I went to bed in tears and woke up in tears. I am hormonal and emotional and I recognize that. It was funny because Mr. Butterbean Sr. made the comment that I was 'torturing' him while he was trying to play his PS3 and left and went to the basement. It hurt my feelings and I just began to cry. I went to bed and had horrid dreams of me screaming and being emotional with my grandmother, sister and cousin. Then I woke up in tears. It was just a mess. Even now I refuse to talk to Mr. Butterbean Sr. He came up when I was making breakfast and asked if I slept well. I just gave a blank star. He kept trying but I told him he's not going to torture me so just leave me alone. Well he got the message about what is going on but he kept trying. I just ignored him.

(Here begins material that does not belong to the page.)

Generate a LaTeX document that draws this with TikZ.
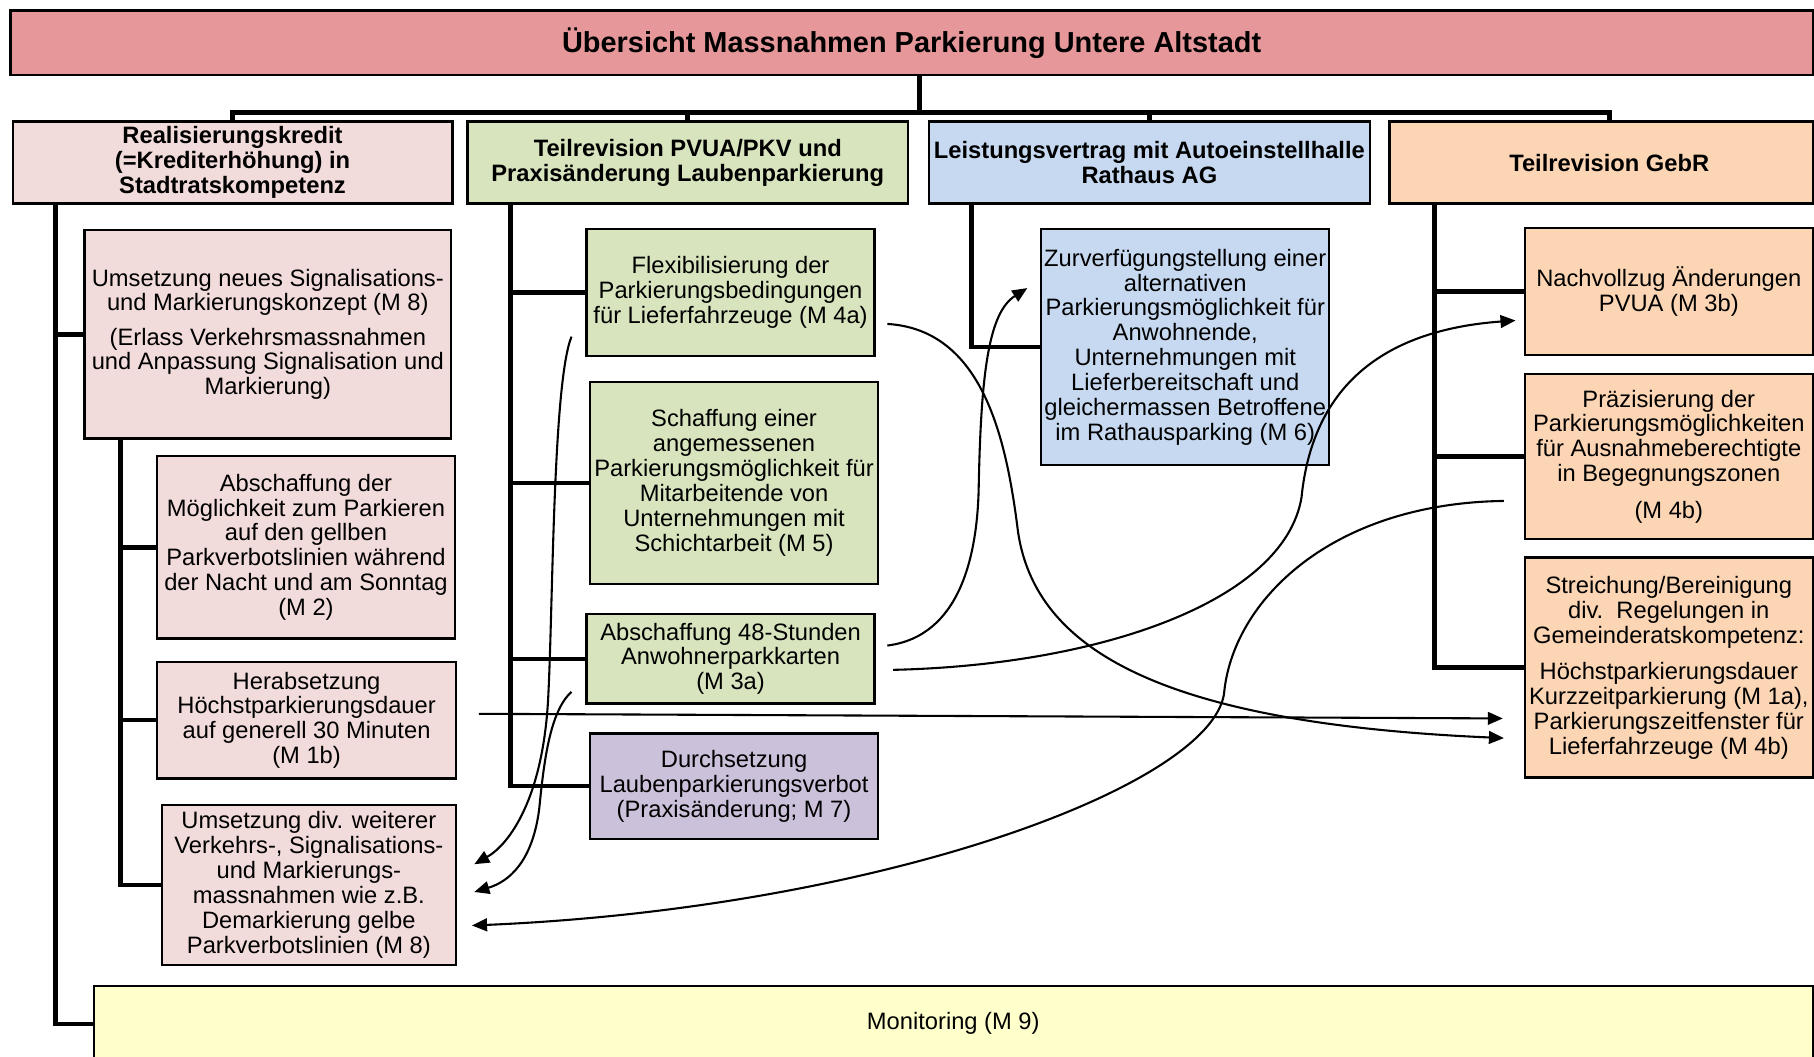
\documentclass[tikz,border=0pt]{standalone}
\usepackage{fontspec}
\setmainfont{Liberation Sans}
\usetikzlibrary{arrows.meta,calc}
\definecolor{titlec}{HTML}{E6979A}
\definecolor{pinkc}{HTML}{F2DCDB}
\definecolor{greenc}{HTML}{D7E4BD}
\definecolor{bluec}{HTML}{C6D9F1}
\definecolor{peachc}{HTML}{FCD5B5}
\definecolor{lavc}{HTML}{CCC1DA}
\definecolor{monc}{HTML}{FFFFCC}
\begin{document}
\begin{tikzpicture}[x=1pt,y=-1pt,
  box/.style={draw=black, line width=2pt, inner sep=0pt, align=center, anchor=north west,
    font=\fontsize{20.5}{21.5}\selectfont},
  hdr/.style={box, font=\bfseries\fontsize{20.5}{21.5}\selectfont},
  tree/.style={line width=4pt, line join=miter},
  link/.style={line width=1.8pt, -{Triangle[length=13pt,width=11pt]}},
  plain/.style={line width=1.8pt}]
\useasboundingbox (0,0) rectangle (1568,913);

% title
\node[box, fill=titlec, minimum width=1558pt, minimum height=56pt,
  font=\bfseries\fontsize{25}{28}\selectfont] (title) at (8,8)
  {\"Ubersicht Massnahmen Parkierung Untere Altstadt};

% level 1
\node[hdr, fill=pinkc, minimum width=380pt, minimum height=71pt] (A) at (10,104)
  {Realisierungskredit\\(=Krediterhöhung) in\\Stadtratskompetenz};
\node[hdr, fill=greenc, minimum width=381pt, minimum height=71pt] (B) at (403,104)
  {Teilrevision PVUA/PKV und\\Praxisänderung Laubenparkierung};
\node[hdr, fill=bluec, minimum width=381pt, minimum height=71pt] (C) at (802,104)
  {Leistungsvertrag mit Autoeinstellhalle\\Rathaus AG};
\node[hdr, fill=peachc, minimum width=366pt, minimum height=71pt] (D) at (1200,104)
  {\hspace*{14pt}Teilrevision GebR};

% column A
\node[box, fill=pinkc, minimum width=317pt, minimum height=180pt] (m8a) at (72,198)
  {Umsetzung neues Signalisations-\\und Markierungskonzept (M 8)\\[8pt](Erlass Verkehrsmassnahmen\\und Anpassung Signalisation und\\Markierung)};
\node[box, fill=pinkc, minimum width=257pt, minimum height=158pt] (m2) at (135,393)
  {Abschaffung der\\Möglichkeit zum Parkieren\\auf den gellben\\Parkverbotslinien während\\der Nacht und am Sonntag\\(M 2)};
\node[box, fill=pinkc, minimum width=258pt, minimum height=101pt] (m1b) at (135,571)
  {Herabsetzung\\Höchstparkierungsdauer\\auf generell 30 Minuten\\(M 1b)};
\node[box, fill=pinkc, minimum width=254pt, minimum height=138pt] (m8b) at (139,695)
  {Umsetzung div. weiterer\\Verkehrs-, Signalisations-\\und Markierungs-\\massnahmen wie z.B.\\Demarkierung gelbe\\Parkverbotslinien (M 8)};

% column B
\node[box, fill=greenc, minimum width=249pt, minimum height=110pt] (m4a) at (506,197)
  {Flexibilisierung der\\Parkierungsbedingungen\\für Lieferfahrzeuge (M 4a)};
\node[box, fill=greenc, minimum width=249pt, minimum height=175pt] (m5) at (509,329)
  {Schaffung einer\\angemessenen\\Parkierungsmöglichkeit für\\Mitarbeitende von\\Unternehmungen mit\\Schichtarbeit (M 5)};
\node[box, fill=greenc, minimum width=249pt, minimum height=77pt] (m3a) at (506,530)
  {Abschaffung 48-Stunden\\Anwohnerparkkarten\\(M 3a)};
\node[box, fill=lavc, minimum width=249pt, minimum height=91pt] (m7) at (509,633)
  {Durchsetzung\\Laubenparkierungsverbot\\(Praxisänderung; M 7)};

% column C
\node[box, fill=bluec, minimum width=249pt, minimum height=204pt] (m6) at (899,197)
  {Zurverfügungstellung einer\\alternativen\\Parkierungsmöglichkeit für\\Anwohnende,\\Unternehmungen mit\\Lieferbereitschaft und\\gleichermassen Betroffene\\im Rathausparking (M 6)};

% column D
\node[box, fill=peachc, minimum width=249pt, minimum height=110pt] (m3b) at (1317,196)
  {Nachvollzug Änderungen\\PVUA (M 3b)};
\node[box, fill=peachc, minimum width=249pt, minimum height=143pt] (m4b) at (1317,322)
  {Präzisierung der\\Parkierungsmöglichkeiten\\für Ausnahmeberechtigte\\in Begegnungszonen\\[10pt](M 4b)};
\node[box, fill=peachc, minimum width=249pt, minimum height=190pt] (str) at (1317,481)
  {Streichung/Bereinigung\\div.\ \ Regelungen in\\Gemeinderatskompetenz:\\[10pt]Höchstparkierungsdauer\\Kurzzeitparkierung (M 1a),\\Parkierungszeitfenster für\\Lieferfahrzeuge (M 4b)};

% monitoring
\node[box, fill=monc, minimum width=1486pt, minimum height=66pt] (mon) at (80,851)
  {Monitoring (M 9)};

% tree connectors
\coordinate (bus) at (795,97);
\coordinate (ta) at (48,0);
\coordinate (ta2) at (104,0);
\coordinate (tb) at (441,0);
\coordinate (tc) at (840,0);
\coordinate (td) at (1240,0);
\draw[tree] (title.south -| bus) -- (bus);
\draw[tree] (A.north) -- (A.north |- bus) -- ([xshift=7pt]D.north |- bus) -- ([xshift=7pt]D.north);
\draw[tree] (B.north) -- (B.north |- bus);
\draw[tree] (C.north) -- (C.north |- bus);

\draw[tree] (A.south -| ta) -- (mon.west -| ta) -- (mon.west);
\draw[tree] (m8a.west -| ta) -- (m8a.west);
\draw[tree] (m8a.south -| ta2) -- (m8b.west -| ta2) -- (m8b.west);
\draw[tree] (m2.west -| ta2) -- (m2.west);
\draw[tree] (m1b.west -| ta2) -- (m1b.west);

\draw[tree] (B.south -| tb) -- (m7.west -| tb) -- (m7.west);
\draw[tree] (m4a.west -| tb) -- (m4a.west);
\draw[tree] (m5.west -| tb) -- (m5.west);
\draw[tree] (m3a.west -| tb) -- (m3a.west);

\draw[tree] (C.south -| tc) -- (m6.west -| tc) -- (m6.west);

\draw[tree] (D.south -| td) -- (str.west -| td) -- (str.west);
\draw[tree] (m3b.west -| td) -- (m3b.west);
\draw[tree] (m4b.west -| td) -- (m4b.west);

% cross links
\draw[link] ($(m4a.east)+(10,27)$) .. controls (850,285) and (870,380) .. (880,460)
  .. controls (895,560) and (1000,625) .. ($(str.west)+(-17,61)$);
\draw[link] ($(m3a.east)+(10,-11.5)$) .. controls (830,550) and (845,480) .. (846,420)
  .. controls (848,320) and (855,270) .. ($(m6.west)+(-11,-51)$);
\draw[link] ($(m3a.east)+(15,9.5)$) .. controls (950,575) and (1110,520) .. (1125,430)
  .. controls (1135,330) and (1200,285) .. ($(m3b.west)+(-7,25)$);
\draw[link] ($(m1b.east)+(19,-5.5)$) -- ($(str.west)+(-18,44)$);
\draw[link] ($(m4b.west)+(-17,38.5)$) .. controls (1150,435) and (1065,520) .. (1058,600)
  .. controls (1045,680) and (760,785) .. ($(m8b.east)+(13,35)$);
\draw[link] ($(m4a.west)+(-12,38)$) .. controls (478,330) and (478,520) .. (474,600)
  .. controls (470,690) and (440,730) .. ($(m8b.east)+(15,-18)$);
\draw[link] ($(m3a.west)+(-12,28.5)$) .. controls (475,615) and (470,660) .. (466,700)
  .. controls (460,745) and (440,762) .. ($(m8b.east)+(15,6)$);
\end{tikzpicture}
\end{document}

Yesterday I woke in the guest bedroom. Why? Mr. Butterbean Sr. came in snoring and it enraged me and I got out of bed and went to the guest bedroom. He came in asking if I wanted breakfast. NO! After about 10 minutes he came and got in the guest bed with me. Poor thing. He gave me a pep talk and told me 'we both wanted this baby so there is no need to be irritable with him'. I told him I was nauseous and had a headache. A little more pep talk and cuddling and I got up and we went and got some breakfast. Well Mr. Butterbean's pep talk wore off by the evening, but its okay. He did try and I don't think he can imagine how emotional I can be right now. I know its all the baby hormones so I just pray and push along.

Right now I am listening to the tunes of Anthony Hamilton, his new CD for 2008 which I already love and I am about to wash the breakfast dishes and go for a short walk. I need the fresh air and its very breezy and I need that too. So I'm off!

1 comment:

Jendeis said...

Just stopping by to say congratulations and thanks for commenting on my blog!